WHAT THE EXERCISE ASKS
Omit pictures and quote the listing below line by line, from its start through the line that holds "1.28, 1.26, 1.14, 1.02, 1.22, 0.87, 1.03, 1.07, 1.05]".

DATA
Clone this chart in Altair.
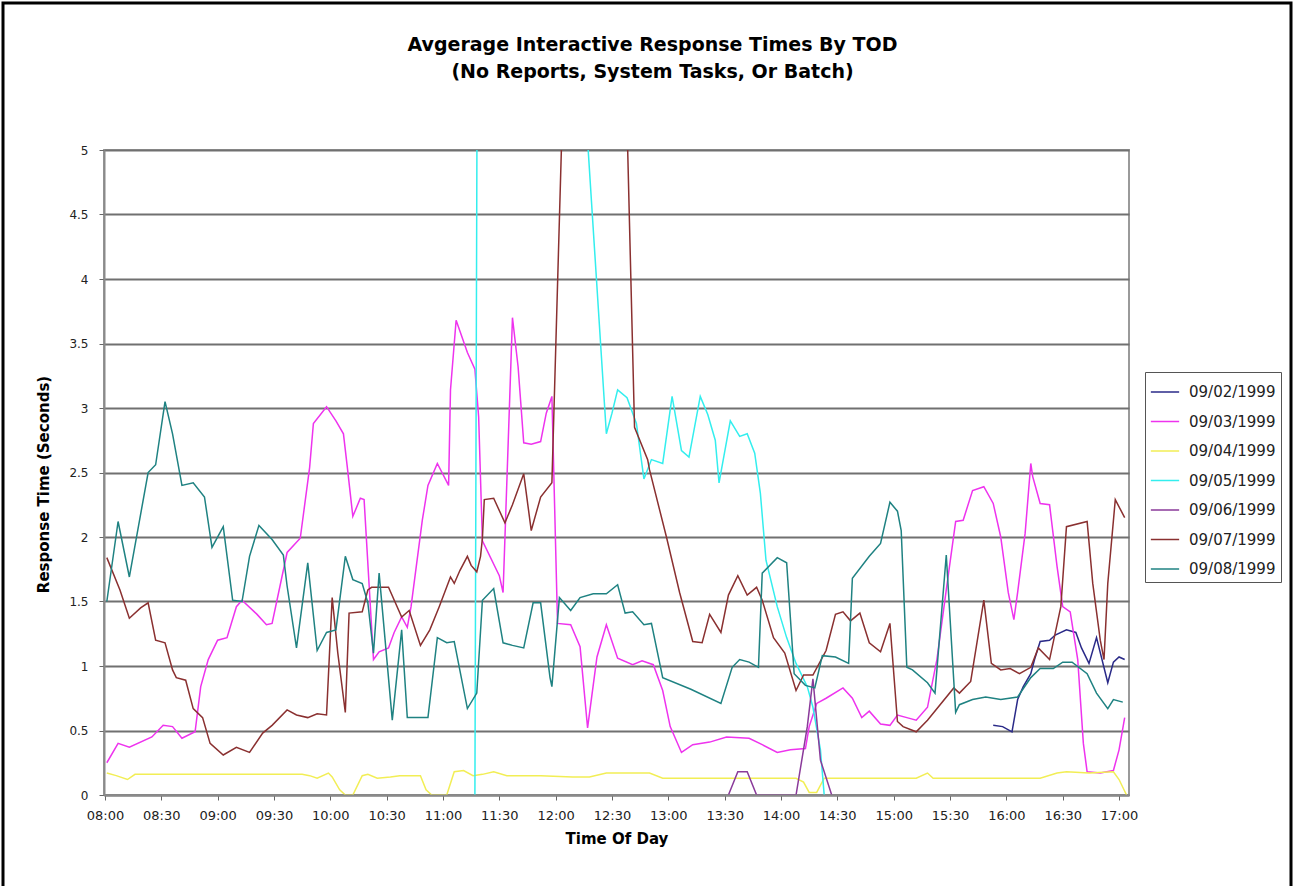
import altair as alt
import pandas as pd

# ---------------- data ----------------
series_names = ["09/02/1999", "09/03/1999", "09/04/1999", "09/05/1999",
                "09/06/1999", "09/07/1999", "09/08/1999"]
series_colors = ["#2a2a88", "#ee33ee", "#f2ee55", "#33eeee",
                 "#8a3a9a", "#8a3030", "#1f8282"]

times_0902 = ["15:53", "15:58", "16:03", "16:06", "16:09", "16:13", "16:15", "16:18", "16:23", "16:26",
              "16:32", "16:37", "16:40", "16:44", "16:48", "16:54", "16:57", "17:00", "17:03"]
vals_0902 = [0.54, 0.53, 0.49, 0.74, 0.84, 0.94, 1.05, 1.19, 1.20, 1.24,
             1.28, 1.26, 1.14, 1.02, 1.22, 0.87, 1.03, 1.07, 1.05]

times_0903 = ["08:01", "08:07", "08:13", "08:25", "08:31", "08:36", "08:41", "08:48", "08:51", "08:55",
              "09:00", "09:05", "09:10", "09:13", "09:21", "09:26", "09:29", "09:37", "09:44", "09:49",
              "09:51", "09:58", "10:03", "10:07", "10:09", "10:12", "10:16", "10:18", "10:23", "10:26",
              "10:31", "10:34", "10:38", "10:41", "10:43", "10:49", "10:52", "10:57", "11:03", "11:04",
              "11:07", "11:13", "11:17", "11:19", "11:21", "11:30", "11:32", "11:37", "11:40", "11:43",
              "11:47", "11:52", "11:55", "11:58", "12:01", "12:08", "12:13", "12:17", "12:22", "12:27",
              "12:33", "12:41", "12:46", "12:52", "12:57", "13:01", "13:07", "13:13", "13:22", "13:31",
              "13:43", "13:50", "13:58", "14:05", "14:13", "14:15", "14:19", "14:24", "14:33", "14:38",
              "14:43", "14:47", "14:53", "14:58", "15:02", "15:07", "15:12", "15:18", "15:23", "15:28",
              "15:33", "15:37", "15:42", "15:48", "15:53", "15:57", "16:01", "16:04", "16:06", "16:10",
              "16:13", "16:14", "16:18", "16:23", "16:27", "16:30", "16:34", "16:38", "16:41", "16:43",
              "16:50", "16:57", "17:00", "17:03"]
vals_0903 = [0.25, 0.40, 0.37, 0.45, 0.54, 0.53, 0.44, 0.49, 0.84, 1.05,
             1.20, 1.22, 1.46, 1.51, 1.40, 1.32, 1.33, 1.88, 1.99, 2.54,
             2.88, 3.01, 2.90, 2.80, 2.55, 2.16, 2.30, 2.29, 1.05, 1.11,
             1.14, 1.26, 1.38, 1.30, 1.46, 2.13, 2.40, 2.57, 2.40, 3.14,
             3.68, 3.43, 3.30, 2.93, 1.97, 1.70, 1.57, 3.70, 3.32, 2.73,
             2.72, 2.74, 2.96, 3.09, 1.33, 1.32, 1.15, 0.52, 1.07, 1.32,
             1.06, 1.01, 1.04, 1.01, 0.81, 0.53, 0.33, 0.39, 0.41, 0.45,
             0.44, 0.39, 0.33, 0.35, 0.36, 0.53, 0.71, 0.75, 0.83, 0.75,
             0.60, 0.65, 0.55, 0.54, 0.62, 0.60, 0.58, 0.68, 1.05, 1.59,
             2.12, 2.13, 2.36, 2.39, 2.26, 2.00, 1.57, 1.36, 1.57, 2.03,
             2.57, 2.47, 2.26, 2.25, 1.77, 1.46, 1.42, 1.05, 0.40, 0.18,
             0.17, 0.19, 0.35, 0.60]

times_0904 = ["08:01", "08:06", "08:12", "08:16", "08:45", "09:15", "09:45", "09:49", "09:53", "09:59",
              "10:01", "10:05", "10:08", "10:12", "10:17", "10:20", "10:25", "10:32", "10:37", "10:48",
              "10:51", "10:54", "11:02", "11:06", "11:11", "11:16", "11:21", "11:27", "11:34", "11:52",
              "12:09", "12:18", "12:27", "12:50", "12:57", "13:17", "13:49", "14:08", "14:12", "14:15",
              "14:19", "14:23", "14:42", "15:12", "15:18", "15:21", "15:57", "16:18", "16:27", "16:32",
              "16:44", "16:57", "17:00", "17:04"]
vals_0904 = [0.17, 0.15, 0.12, 0.16, 0.16, 0.16, 0.16, 0.15, 0.13, 0.17,
             0.14, 0.04, 0.00, 0.00, 0.15, 0.16, 0.13, 0.14, 0.15, 0.15,
             0.04, 0.00, 0.00, 0.18, 0.19, 0.15, 0.16, 0.18, 0.15, 0.15,
             0.14, 0.14, 0.17, 0.17, 0.13, 0.13, 0.13, 0.13, 0.10, 0.02,
             0.02, 0.13, 0.13, 0.13, 0.17, 0.13, 0.13, 0.13, 0.17, 0.18,
             0.17, 0.18, 0.12, 0.00]

times_0905 = ["11:17", "11:20", "11:45", "12:05", "12:16", "12:27", "12:30", "12:33", "12:38", "12:43",
              "12:47", "12:51", "12:57", "13:02", "13:07", "13:11", "13:17", "13:21", "13:25", "13:27",
              "13:33", "13:38", "13:42", "13:46", "13:49", "13:52", "13:58", "14:03", "14:08", "14:14",
              "14:17", "14:21", "14:23"]
vals_0905 = [0.00, 14.0, 11.0, 9.0, 5.3, 2.80, 2.96, 3.14, 3.08, 2.88,
             2.45, 2.60, 2.57, 3.09, 2.67, 2.62, 3.09, 2.95, 2.75, 2.42,
             2.90, 2.78, 2.80, 2.65, 2.34, 1.82, 1.46, 1.22, 1.02, 0.84,
             0.68, 0.35, 0.00]

times_0906 = ["13:32", "13:37", "13:42", "13:47", "14:08", "14:14", "14:17", "14:21", "14:27"]
vals_0906 = [0.00, 0.18, 0.18, 0.00, 0.00, 0.53, 0.90, 0.27, 0.00]

times_0907 = ["08:01", "08:08", "08:13", "08:19", "08:23", "08:27", "08:32", "08:36", "08:38", "08:43",
              "08:47", "08:52", "08:56", "09:03", "09:10", "09:17", "09:24", "09:29", "09:37", "09:42",
              "09:48", "09:53", "09:58", "10:01", "10:04", "10:08", "10:10", "10:17", "10:20", "10:22",
              "10:31", "10:38", "10:42", "10:48", "10:53", "10:58", "11:04", "11:06", "11:09", "11:13",
              "11:15", "11:18", "11:20", "11:21", "11:22", "11:27", "11:33", "11:37", "11:43", "11:47",
              "11:52", "11:58", "12:05", "12:20", "12:37", "12:42", "12:49", "12:50", "12:59", "13:06",
              "13:13", "13:18", "13:22", "13:28", "13:32", "13:37", "13:42", "13:47", "13:50", "13:56",
              "14:02", "14:08", "14:12", "14:17", "14:24", "14:29", "14:33", "14:37", "14:42", "14:47",
              "14:53", "14:58", "15:02", "15:05", "15:12", "15:18", "15:32", "15:35", "15:41", "15:44",
              "15:48", "15:52", "15:57", "16:02", "16:07", "16:13", "16:17", "16:23", "16:29", "16:32",
              "16:43", "16:46", "16:50", "16:52", "16:54", "16:58", "17:03"]
vals_0907 = [1.84, 1.59, 1.37, 1.45, 1.49, 1.20, 1.18, 0.97, 0.91, 0.89,
             0.67, 0.60, 0.40, 0.31, 0.37, 0.33, 0.48, 0.54, 0.66, 0.62,
             0.60, 0.63, 0.62, 1.53, 1.10, 0.64, 1.41, 1.42, 1.59, 1.61,
             1.61, 1.38, 1.43, 1.16, 1.28, 1.46, 1.69, 1.64, 1.74, 1.85,
             1.78, 1.73, 1.85, 1.99, 2.29, 2.30, 2.11, 2.25, 2.49, 2.05,
             2.31, 2.42, 6.0, 7.0, 5.8, 2.85, 2.60, 2.52, 2.00, 1.57,
             1.19, 1.18, 1.40, 1.26, 1.55, 1.70, 1.55, 1.61, 1.51, 1.22,
             1.10, 0.81, 0.93, 0.93, 1.12, 1.40, 1.42, 1.35, 1.41, 1.18,
             1.11, 1.33, 0.57, 0.53, 0.49, 0.58, 0.83, 0.79, 0.88, 1.15,
             1.51, 1.02, 0.97, 0.98, 0.94, 0.99, 1.14, 1.05, 1.46, 2.08,
             2.12, 1.64, 1.20, 1.05, 1.64, 2.29, 2.15]

times_0908 = ["08:01", "08:07", "08:13", "08:23", "08:27", "08:32", "08:36", "08:41", "08:47", "08:53",
              "08:57", "09:03", "09:08", "09:13", "09:17", "09:22", "09:29", "09:35", "09:37", "09:42",
              "09:48", "09:53", "09:58", "10:03", "10:08", "10:12", "10:17", "10:20", "10:23", "10:26",
              "10:33", "10:38", "10:41", "10:52", "10:57", "11:02", "11:06", "11:13", "11:18", "11:21",
              "11:27", "11:32", "11:37", "11:43", "11:48", "11:52", "11:57", "11:58", "12:02", "12:08",
              "12:13", "12:20", "12:27", "12:33", "12:37", "12:41", "12:47", "12:51", "12:57", "13:12",
              "13:28", "13:34", "13:38", "13:43", "13:48", "13:50", "13:58", "14:03", "14:07", "14:13",
              "14:18", "14:22", "14:29", "14:36", "14:38", "14:47", "14:53", "14:58", "15:02", "15:04",
              "15:07", "15:10", "15:18", "15:22", "15:28", "15:33", "15:35", "15:42", "15:49", "15:57",
              "16:06", "16:13", "16:18", "16:25", "16:30", "16:35", "16:43", "16:48", "16:54", "16:57",
              "17:02"]
vals_0908 = [1.50, 2.12, 1.69, 2.50, 2.56, 3.05, 2.80, 2.40, 2.42, 2.31,
             1.92, 2.08, 1.51, 1.50, 1.85, 2.09, 1.98, 1.86, 1.62, 1.14,
             1.80, 1.12, 1.26, 1.28, 1.85, 1.67, 1.64, 1.49, 1.10, 1.72,
             0.58, 1.28, 0.60, 0.60, 1.22, 1.18, 1.19, 0.67, 0.79, 1.51,
             1.60, 1.18, 1.16, 1.14, 1.49, 1.49, 0.91, 0.84, 1.53, 1.43,
             1.53, 1.56, 1.56, 1.63, 1.41, 1.42, 1.32, 1.33, 0.91, 0.82,
             0.71, 0.99, 1.05, 1.03, 0.99, 1.72, 1.84, 1.80, 0.94, 0.85,
             0.83, 1.08, 1.07, 1.02, 1.68, 1.85, 1.95, 2.27, 2.20, 2.05,
             0.99, 0.97, 0.87, 0.79, 1.86, 0.64, 0.70, 0.74, 0.76, 0.74,
             0.76, 0.91, 0.98, 0.98, 1.03, 1.03, 0.94, 0.79, 0.67, 0.74,
             0.72]

x_tick_minutes = list(range(0, 541, 30))          # 08:00 .. 17:00
y_tick_values = [0, 0.5, 1, 1.5, 2, 2.5, 3, 3.5, 4, 4.5, 5]

title_lines = ["Avgerage Interactive Response Times By TOD",
               "(No Reports, System Tasks, Or Batch)"]

# ---------------- build table ----------------
all_series = [
    (series_names[0], times_0902, vals_0902),
    (series_names[1], times_0903, vals_0903),
    (series_names[2], times_0904, vals_0904),
    (series_names[3], times_0905, vals_0905),
    (series_names[4], times_0906, vals_0906),
    (series_names[5], times_0907, vals_0907),
    (series_names[6], times_0908, vals_0908),
]
rows = []
for name, times, vals in all_series:
    for t, v in zip(times, vals):
        h, m = t.split(":")
        rows.append({"Series": name, "minute": (int(h) - 8) * 60 + int(m), "value": v})
df = pd.DataFrame(rows)

FONT = "DejaVu Sans"

lines = alt.Chart(df).mark_line(strokeWidth=1.5, clip=True).encode(
    x=alt.X("minute:Q",
            scale=alt.Scale(domain=[-0.5, 545.3], nice=False, zero=False),
            axis=alt.Axis(values=x_tick_minutes,
                          labelExpr="timeFormat(datetime(2000, 0, 1, 8, datum.value, 0), '%H:%M')",
                          title="Time Of Day", titleY=43, titleBaseline="middle",
                          grid=False, tickSize=5, labelPadding=9, zindex=1,
                          labelFlush=False, labelOverlap=False,
                          domainColor="#8a8a8a", domainWidth=2, tickColor="#666666",
                          labelFont=FONT, labelFontSize=13, labelColor="#222222",
                          titleFont=FONT, titleFontSize=15, titleFontWeight="bold",
                          titleColor="#000000")),
    y=alt.Y("value:Q",
            scale=alt.Scale(domain=[0, 5], nice=False, zero=True),
            axis=alt.Axis(values=y_tick_values, labelExpr="'' + datum.value",
                          title="Response Time (Seconds)",
                          titleX=-61, titleY=334, titleAngle=270,
                          titleAlign="center", titleBaseline="middle",
                          grid=True, gridColor="#707070", gridWidth=2,
                          tickSize=5, labelPadding=11, labelFlush=False,
                          domainColor="#8a8a8a", domainWidth=2, tickColor="#666666",
                          labelFont=FONT, labelFontSize=12, labelColor="#222222",
                          titleFont=FONT, titleFontSize=15, titleFontWeight="bold",
                          titleColor="#000000")),
    color=alt.Color("Series:N",
                    scale=alt.Scale(domain=series_names, range=series_colors),
                    legend=alt.Legend(orient="none", legendX=1041, legendY=222,
                                      title=None, symbolType="stroke",
                                      symbolSize=800, symbolStrokeWidth=1.5,
                                      labelFont=FONT, labelFontSize=15,
                                      labelColor="#222222",
                                      strokeColor="#555555", fillColor="white",
                                      padding=5, rowPadding=6.5, labelOffset=9)),
    order=alt.Order("minute:Q"),
)

frame = alt.Chart(pd.DataFrame({"k": [0]})).mark_rect(
    filled=False, stroke="black", strokeWidth=3
).encode(x=alt.value(-101), x2=alt.value(1187), y=alt.value(-147), y2=alt.value(800))

chart = alt.layer(frame, lines).properties(
    width=1025, height=645,
    padding={"left": 104, "top": 150, "right": 166, "bottom": 91},
    autosize=alt.AutoSizeParams(type="none"),
    title=alt.TitleParams(text=title_lines, anchor="middle", frame="group",
                          font=FONT, fontSize=19, fontWeight="bold",
                          color="#000000", lineHeight=27, offset=-80, dx=36),
    background="white",
).configure_view(stroke="#9a9a9a", strokeWidth=2)

chart.save("out.html", embed_options={"renderer": "svg", "actions": False})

SOLUTION TO THIS EXERCISE
Clone this chart in Altair.
import altair as alt
import pandas as pd

# ---------------- data ----------------
series_names = ["09/02/1999", "09/03/1999", "09/04/1999", "09/05/1999",
                "09/06/1999", "09/07/1999", "09/08/1999"]
series_colors = ["#2a2a88", "#ee33ee", "#f2ee55", "#33eeee",
                 "#8a3a9a", "#8a3030", "#1f8282"]

times_0902 = ["15:53", "15:58", "16:03", "16:06", "16:09", "16:13", "16:15", "16:18", "16:23", "16:26",
              "16:32", "16:37", "16:40", "16:44", "16:48", "16:54", "16:57", "17:00", "17:03"]
vals_0902 = [0.54, 0.53, 0.49, 0.74, 0.84, 0.94, 1.05, 1.19, 1.20, 1.24,
             1.28, 1.26, 1.14, 1.02, 1.22, 0.87, 1.03, 1.07, 1.05]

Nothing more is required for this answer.